Furthermore, given the heterodox approach, decisions of the monetary policy committee have become irrelevant. The committee’s liquidity ratio (which has since 2003 ranged from 1 per cent to 30 per cent), the cash reverse ratio (CRR), and monetary policy rate (MPR) have failed to rein in the persistent excess liquidity with dire economic price.
For example, (i) at the instance of the World Bank (the double-dealing Bretton Woods institution just like the IMF) mopped and purportedly sterilised excess liquidity using treasury bills has transformed into the bulk of the national domestic debt.
The service cost of the debt alone today exceeds 70 per cent of Federal Government revenue thereby robbing the Federal Government of funds to execute necessary infrastructure projects. (ii) The bottom border interest rate of the MPR-in-corridor marks the standing deposit facility (SDF) rate. While the CBN had an acting governor, the apex bank paid deposit money to banks up to 10 per cent SDF interest rate for idle bank depositors’ funds which CBN purposely did not demobilise with the CRR and liquidity ratio. The SDF rate has been gradually reduced to 4.5 per cent interest. The SDF serves as a subsidy for idle DMB funds.
In all, under the heterodox monetary practices, one, banking sector lending capacity is over 70 per cent under-utilised while struggling businesses are constrained to access bank credit at the double-digit prime/maximum interest rates noted earlier or angle for CBN intervention funds. Two, under Buhari, the naira has depreciated, nay, has been devalued on average by at least 46 per cent against the dollar between 2015 (N192.4/$1) and 2020 (N358.8/$1).
Three, CBN imposed so-called official forex restriction on 42 (later 44) import items including textiles purportedly to boost domestic production and fight unemployment. Latest NBS data indicate that imports of textiles more than doubled in one year ending March 31, 2021 (that is akin to creating jobs abroad).
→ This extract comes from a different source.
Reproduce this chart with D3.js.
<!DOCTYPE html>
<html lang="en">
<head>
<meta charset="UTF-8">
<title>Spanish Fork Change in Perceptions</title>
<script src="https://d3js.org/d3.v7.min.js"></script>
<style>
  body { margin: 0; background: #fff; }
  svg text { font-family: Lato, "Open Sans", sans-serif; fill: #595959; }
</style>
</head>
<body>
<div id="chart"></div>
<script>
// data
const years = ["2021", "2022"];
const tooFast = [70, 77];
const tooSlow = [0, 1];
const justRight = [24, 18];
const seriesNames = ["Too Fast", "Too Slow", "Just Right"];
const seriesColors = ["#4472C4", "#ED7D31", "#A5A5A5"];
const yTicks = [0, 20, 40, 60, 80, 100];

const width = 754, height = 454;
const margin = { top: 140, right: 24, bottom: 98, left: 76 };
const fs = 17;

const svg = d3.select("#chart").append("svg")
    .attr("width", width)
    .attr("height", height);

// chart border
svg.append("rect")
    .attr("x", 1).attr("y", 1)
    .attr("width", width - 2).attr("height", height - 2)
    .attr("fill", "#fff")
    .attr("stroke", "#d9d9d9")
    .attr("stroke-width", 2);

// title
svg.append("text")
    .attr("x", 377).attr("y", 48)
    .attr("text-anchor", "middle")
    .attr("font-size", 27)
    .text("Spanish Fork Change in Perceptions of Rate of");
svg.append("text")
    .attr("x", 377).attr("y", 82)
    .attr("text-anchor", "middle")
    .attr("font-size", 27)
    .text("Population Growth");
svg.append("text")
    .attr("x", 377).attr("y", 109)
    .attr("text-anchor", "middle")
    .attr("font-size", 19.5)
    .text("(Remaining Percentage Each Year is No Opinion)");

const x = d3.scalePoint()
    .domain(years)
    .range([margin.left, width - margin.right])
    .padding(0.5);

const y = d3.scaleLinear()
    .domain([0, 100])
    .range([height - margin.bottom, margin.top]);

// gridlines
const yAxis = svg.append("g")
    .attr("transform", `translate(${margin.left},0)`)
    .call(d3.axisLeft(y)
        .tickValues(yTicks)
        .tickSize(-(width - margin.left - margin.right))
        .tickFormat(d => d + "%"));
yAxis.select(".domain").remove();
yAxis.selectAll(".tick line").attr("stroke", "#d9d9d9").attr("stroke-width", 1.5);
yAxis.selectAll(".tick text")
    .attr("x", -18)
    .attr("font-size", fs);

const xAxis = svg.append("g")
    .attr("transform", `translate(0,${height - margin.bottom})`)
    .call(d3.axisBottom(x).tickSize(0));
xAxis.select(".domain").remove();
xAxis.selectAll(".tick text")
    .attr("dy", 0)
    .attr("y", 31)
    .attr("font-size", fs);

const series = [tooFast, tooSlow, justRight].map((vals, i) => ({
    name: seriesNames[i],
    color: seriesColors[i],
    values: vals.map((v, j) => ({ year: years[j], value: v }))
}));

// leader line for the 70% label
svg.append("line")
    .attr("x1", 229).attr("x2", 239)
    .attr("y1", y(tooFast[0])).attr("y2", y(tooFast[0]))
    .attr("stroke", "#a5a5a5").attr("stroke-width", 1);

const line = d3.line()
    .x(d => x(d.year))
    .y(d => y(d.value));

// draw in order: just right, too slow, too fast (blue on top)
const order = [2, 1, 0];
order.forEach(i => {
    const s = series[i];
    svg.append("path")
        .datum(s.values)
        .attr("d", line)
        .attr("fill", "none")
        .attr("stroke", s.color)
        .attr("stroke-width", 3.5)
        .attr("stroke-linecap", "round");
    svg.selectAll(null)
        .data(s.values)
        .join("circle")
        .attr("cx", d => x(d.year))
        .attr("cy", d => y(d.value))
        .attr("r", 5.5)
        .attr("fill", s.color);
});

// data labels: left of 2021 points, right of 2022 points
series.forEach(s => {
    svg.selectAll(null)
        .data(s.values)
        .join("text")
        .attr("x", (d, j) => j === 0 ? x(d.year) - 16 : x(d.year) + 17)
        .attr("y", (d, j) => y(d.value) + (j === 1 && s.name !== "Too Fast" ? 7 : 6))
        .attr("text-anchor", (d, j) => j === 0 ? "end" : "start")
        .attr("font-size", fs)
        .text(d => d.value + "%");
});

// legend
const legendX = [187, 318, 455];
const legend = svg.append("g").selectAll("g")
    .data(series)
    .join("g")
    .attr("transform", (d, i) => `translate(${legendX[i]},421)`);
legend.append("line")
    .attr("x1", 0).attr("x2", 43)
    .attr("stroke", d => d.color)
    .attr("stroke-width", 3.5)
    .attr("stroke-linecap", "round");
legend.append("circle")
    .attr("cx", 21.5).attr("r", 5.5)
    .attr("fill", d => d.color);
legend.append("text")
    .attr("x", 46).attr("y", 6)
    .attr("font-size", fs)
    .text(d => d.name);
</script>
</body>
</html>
The imports were paid for using Nigerian forex. Also, the unemployment level has climbed to 33 per cent.
Four, the apex bank has consistently promoted leakage of Federal Government revenue to undeserving creditors via fake national domestic debt. So, far from playing economic development role, the CBN under Buhari has continued to concretely play the adversarial role to the naira and all forms of domestic production thereby deepening extreme poverty.
Yet the solution to the economic problem is simple. First, Federal Government should drop the heterodox fiscal and monetary practices, which are responsible for the monotonic economic decline with the attendant rising level of extreme poverty. Second, imbued with the principle of economic rational expectation, Federal Government should adopt conventional and international best practice methods which have enabled quondam peer countries of Nigeria such as Malaysia, Singapore, and South Korea along with industrialised economies to outdistance the country.
To this end, the essential step is to ensure that the naira exchange rate emerges in a single forex market (SFM) which utilises the Appropriation Act exchange rate as the anchor of the managed floating system. In the SFM, total forex supply (inclusive of forex sequestered in domiciliary forex accounts contrary to Section 2(b) of the CBN Act) should be pitted against eligible demand for forex. Eligible demand should be based on the relative needs of various activity sectors constituting the GDP and the recognition of the Federal Government sovereign duty to accumulate external reserves and fully raise its revenue and protect domestic production and employment. Forex inflows should be transacted within a specific time frame not exceeding 30 days for the purpose of conversion to legal tender naira funds or settlement of foreign commitments. Instead of CBN’s heterodox practice of arbitrarily allocating foreign exchange to selected economic segments, the SFM would transparently allocate forex. As noted earlier, every economic activity operator contributes to national economic development. Accordingly, there should be free access to forex via the SFM subject to payment of appropriate tariffs and forex access tax as contained on the eligible forex demand schedule. The schedule, which should be produced by the FMFBNP alongside the budget for NASS to enact into law, should be updated as need be.
Therein lays the road to put Nigerians to work productively and rapidly grow the economy and eliminate extreme poverty.